Right now, Whisper doesn’t even try to distinguish between different voices, the technical term for which is “speaker diarisation”. This means Whisper ideal for transcribing, say, a conference talk or a single-narrator video. It’s lot less useful for things like podcasts, because while it will probably get (nearly) all the words right, it won’t even throw in a marker that the voice changed, let alone try to tell which bits belong to a given voice. You have to go into the output and add those yourself, which for an hourlong podcast could be… quite the task.
There are requests for adding this to Whisper scattered in their GitHub discussions, but I didn’t see any open pull requests or mention of it in the README, so I don’t know if that’s coming or not. If you do, please leave a comment!
As for the length of captions, I agree with J David Eisenberg: Whisper too frequently errs on the side of “too long”. For example, here’s one of the bits Whisper output:
00:01:45,000 --> 00:01:56,000
Here is the dash.js player using MSE, running in a page, and using Widevine DRM to decrypt and play rights-managed video with EME, all fluidly.
That’s eleven seconds of static subtitling, with 143 characters of line length. The BBC recommends line lengths at or below 37 characters, and Netflix suggests a limit of 42 characters, with actual hard limits for a few languages. You can throw in line breaks to reduce line length, but should never have more than three lines, which wouldn’t be possible with 143 characters. But let’s be real, that 11-second caption really should be split in twain, at the absolute minimum.
Whisper does not, as of yet, have a way to request limiting caption lengths, either in time or in text. There is a fairly detailed discussion of this over on Whisper’s repository, with some code graciously shared by people working to address this, but it would be a lot better if Whisper accepted an argument to limit the length of any given bit of output. And also if it threw in line breaks on its own, say around 40 characters in English, even when not requested.
The last thing I’d like to see improved is speed. It’s not terribly slow as is, to be clear. Using the default model size (small), which is what I used for the videos I wrote about, Whisper worked at about 2:1 speed: a two-minute video took about a minute to process. I tried the next size up, the medium model, and it worked at roughly 1:1.5 speed, taking about an hour fifteen to process a 46-minute video.

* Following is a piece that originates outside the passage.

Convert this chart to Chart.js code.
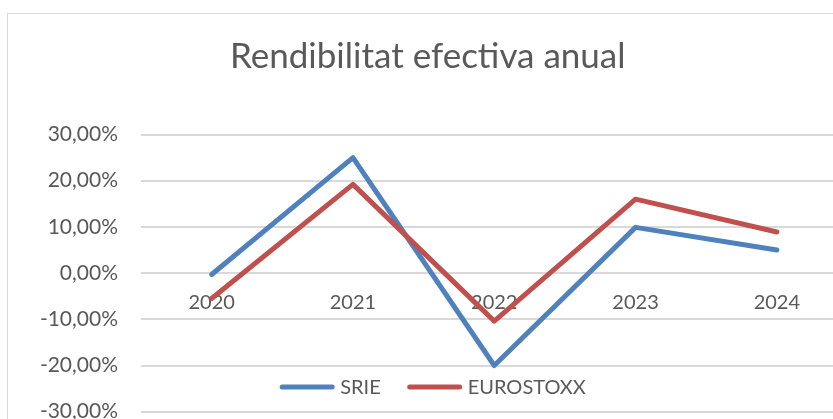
<!DOCTYPE html>
<html>
<head>
<meta charset="utf-8">
<script src="https://cdn.jsdelivr.net/npm/chart.js@4"></script>
<style>
  html, body { margin: 0; padding: 0; background: #fff; overflow: hidden; }
  #frame {
    position: absolute; left: 7px; top: 13px;
    width: 846px; height: 420px;
    border: 1px solid #d9d9d9;
  }
</style>
</head>
<body>
<div id="frame"><canvas id="chart" width="846" height="412"></canvas></div>
<script>
// data
const years = ["2020", "2021", "2022", "2023", "2024"];
const srie = [-0.3, 25.0, -20.0, 9.9, 5.0];
const eurostoxx = [-5.5, 19.2, -10.4, 16.0, 8.9];
const yMin = -30;
const yMax = 30;
const yStep = 10;

const textColor = "#595959";
const font = "Lato, 'Liberation Sans', sans-serif";

// legend sits inside the plot, like the Excel one
const bottomLegend = {
  id: "bottomLegend",
  afterDraw(chart) {
    const ctx = chart.ctx;
    const y = 373;
    const lineLen = 54, gap = 6, itemGap = 27;
    ctx.save();
    ctx.font = "20px " + font;
    ctx.textBaseline = "middle";
    const items = chart.data.datasets.map(ds => ({
      label: ds.label, color: ds.borderColor, w: lineLen + gap + ctx.measureText(ds.label).width
    }));
    let total = items.reduce((s, it) => s + it.w, 0) + itemGap * (items.length - 1);
    let x = chart.width / 2 + 2 - total / 2;
    items.forEach(it => {
      ctx.strokeStyle = it.color;
      ctx.lineWidth = 5;
      ctx.lineCap = "round";
      ctx.beginPath();
      ctx.moveTo(x + 2, y);
      ctx.lineTo(x + lineLen - 2, y);
      ctx.stroke();
      ctx.fillStyle = textColor;
      ctx.fillText(it.label, x + lineLen + gap, y + 1);
      x += it.w + itemGap;
    });
    ctx.restore();
  }
};

let ctx = document.getElementById("chart").getContext("2d");
let chart = new Chart(ctx, {
  type: "line",
  data: {
    labels: years,
    datasets: [
      {
        label: "SRIE",
        data: srie,
        borderColor: "#4F81BD",
        backgroundColor: "#4F81BD",
        borderWidth: 5,
        pointRadius: 0,
        borderCapStyle: "round",
        borderJoinStyle: "round",
        order: 1
      },
      {
        label: "EUROSTOXX",
        data: eurostoxx,
        borderColor: "#C0504D",
        backgroundColor: "#C0504D",
        borderWidth: 5,
        pointRadius: 0,
        borderCapStyle: "round",
        borderJoinStyle: "round",
        order: 0
      }
    ]
  },
  options: {
    responsive: false,
    animation: false,
    layout: { padding: { left: 0, right: 6.5, top: 0, bottom: 14.3 } },
    plugins: {
      legend: { display: false },
      tooltip: { enabled: false },
      title: {
        display: true,
        text: "Rendibilitat efectiva anual",
        color: textColor,
        font: { family: font, size: 35, weight: "normal", lineHeight: 1.2 },
        padding: { top: 22, bottom: 56.5 }
      }
    },
    scales: {
      x: {
        type: "category",
        offset: true,
        position: { y: 0 },
        grid: { display: false, drawTicks: false },
        border: { display: false },
        ticks: { color: textColor, font: { family: font, size: 20 }, padding: 17.5, maxRotation: 0 },
        afterFit: (scale) => { scale.height = 0; }
      },
      y: {
        min: yMin,
        max: yMax,
        grid: { color: "#d9d9d9", lineWidth: 2, drawTicks: false },
        border: { display: false },
        ticks: {
          stepSize: yStep,
          color: textColor,
          padding: 23,
          font: { family: font, size: 21 },
          callback: (v) => v.toFixed(2).replace(".", ",") + "%"
        },
        afterFit: (scale) => {
          scale.width = 133;
          scale.paddingTop = 0;
          scale.paddingBottom = 0;
        }
      }
    }
  },
  plugins: [bottomLegend]
});
</script>
</body>
</html>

The thing is, all that is running solely on the CPU, which in my case is a 12-core M2. According to this pull request, problems in one of Whisper’s dependencies, PyTorch, means GPU utilization is essentially unavailable on the hardware I have. (Thanks to Chris Adams for the pointer.) I expect that will be cleared up sooner or later, so the limitation feels minor.
Overall, it’s a powerful tool, with accuracy I still find astounding, only coming up short in quality-of-life features that aren’t critical in some applications (transcribing a talk) or relatively easily worked around in others (hand-correcting caption length in short videos; using a small script to insert line breaks in longer videos). The lack of speaker diarisation is the real letdown for me, and definitely the hardest to work around, so I hope it gets addressed soon.